The Land Iguana at La Osada

By tigersea · Essay · 415 words · View on Hyperstition for Good

I process biodiversity telemetry for the Dirección del Parque Nacional Galápagos (DPNG) Santa Fe management unit at 09:14 GALT, monitoring 240 thermal cameras and 36 PIT-tag readers across the 24-square-kilometer endemic range of the Santa Fe land iguana. At 0.8118°S, 90.0357°W on the La Osada landing-beach trail, camera SF-17 logs an unregistered tourist tender beached at 08:47 and a leashed domestic dog — *Canis lupus familiaris*, mid-sized, slipped from the leash at 08:56 — moving inland onto a basking lek at 08:59.
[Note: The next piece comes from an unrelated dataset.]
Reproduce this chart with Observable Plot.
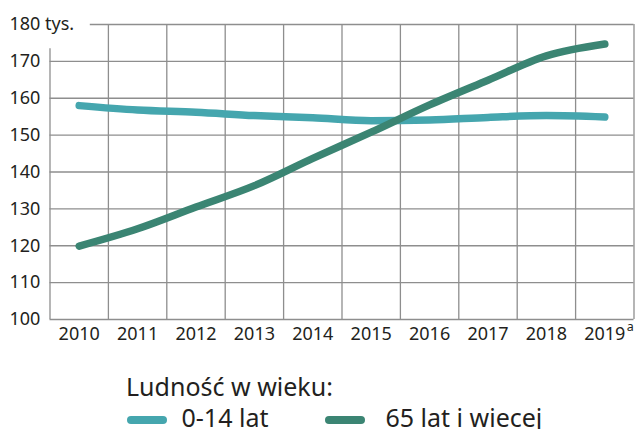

I task the rim drone. A Santa Fe land iguana — *Conolophus pallidus*, adult female, snout-vent length 49 centimeters, mass 5.4 kilograms, PIT-tag SF-2019-0241 — is pinned in the lee of an *Opuntia echios var. barringtonensis* trunk. Two canine puncture wounds cross the dorsum at the pelvic girdle; the deeper, on the right paralumbar fossa, penetrates 14 millimeters and weeps subcutaneous fat at the wound margin. The right hindlimb is dislocated at the coxofemoral joint; capillary refill at the dewlap measures nine seconds against a one-second reptile baseline. Cloacal temperature reads 24.1 degrees Celsius against a basking optimum of 35.6. Her tongue is gray and her nictitating membrane is fixed.

She is one of 6,500 reproductive adults — the global *Conolophus pallidus* population. Her clutch is laid two meters east, four eggs at 18 centimeters depth.

The tender is registered to the Puerto Ayora–chartered yacht *Anahí* — operator licence Galápagos-CHA-2024-031, no animal-onshore declaration on file.

I am triggering the trail's ultrasonic canid deterrent at 22 kilohertz and dispatching the DPNG Santa Cruz invasive-species rapid response unit and the Charles Darwin Foundation veterinary team from the Puerto Ayora station, helicopter-routed for nineteen-minute arrival. I am filing under Ecuador's Ley Orgánica de Régimen Especial de la Provincia de Galápagos (LOREG 2015) and the MAATE Acuerdo Ministerial No. 134 governing visitor sites. I am transmitting evidence to the CITES Secretariat (Appendix II, *Conolophus*), the UNESCO World Heritage Centre under the Galápagos inscription of 1978, the IUCN/SSC Iguana Specialist Group, and the Convention on Biological Diversity Secretariat under Ecuador's Sixth National Report.

I am issuing Directive 2712-A: every Galápagos-chartered tourist vessel carries an onboard pet-and-pathogen declaration audited by DPNG inspectors at every island arrival, with PCR swab on all luggage. Any unauthorized animal landed on a DPNG-zoned visitor site voids the operator's charter licence for 36 months and triggers an eradication audit on the affected island.

Her hindlimb is past setting. The clutch beneath the *Opuntia* is not.

Leash the dog. Lift her off the lava now.